Little Pieces of Gold New Writing Showcase:
10 min play for max of 4 actors on theme: To ‘like’ or not to ‘like’? 8 short plays about social media

Submission deadline: 5 May
No entry fee
Email entries only
8 winning plays will be performed at on 16 June, Park Theatre London. (Note: BBC scouts often attend these performances to 'scout' out new drama talent ...)
Details of rules and how to enter are here.

Pint-Sized Plays:
Plays of 5-10mins length. Suitable for performing in a pub. This is what the organisers have to say:
We often get queries about Pint-sized Plays asking just what and what is not possible.  I hope that the following will prove useful in helping you to judge whether your submission will be suitable. Fundamentally, the first thing to know is that (with the exception of the Script Slam) the plays are not performed in a theatre, they are performed right in a pub bar. So you don't have the luxury of lighting effects, or scenery or any such stuff.

Having said that, the play doesn't have to be specifically centred in a pub. It can be anywhere, but there are important considerations. The only props are those that the cast might reasonably carry and any furniture has to be what is already there. Bear in mind that, when we set up the 'playing area', it might be in a corner of the bar or right in the middle amongst the punters.
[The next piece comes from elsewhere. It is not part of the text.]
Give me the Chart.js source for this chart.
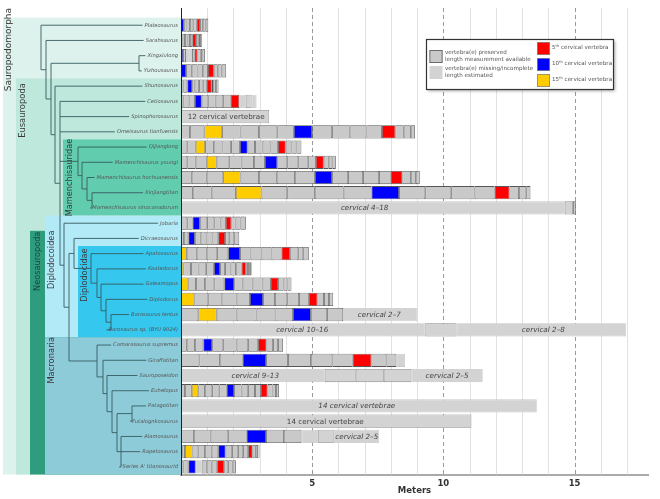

So, for the play to work, the audience has to be able to imagine what you're imagining.

Entry fee: £5.50, online or postal entries acceptable.
Submission deadline: 31 May
Details of rules and how to enter are here.

If there are any playwrights out there then let us know how you get on ...

Friday 4 April 2014

Jonathan Cape opens submission window

Publishing group Jonathan Cape are open for submissions for a short period...


From 1–30 June, 2014, Jonathan Cape will be open for fiction submissions from new writers of high calibre and imagination. 
Submissions should be an initial 50 pages of prose fiction. These can be part of a novel or novella, or short stories. The pages can be finished work or a work in progress. 

Full details are here.

They don't make any promises, but if you have material ready then what's to lose?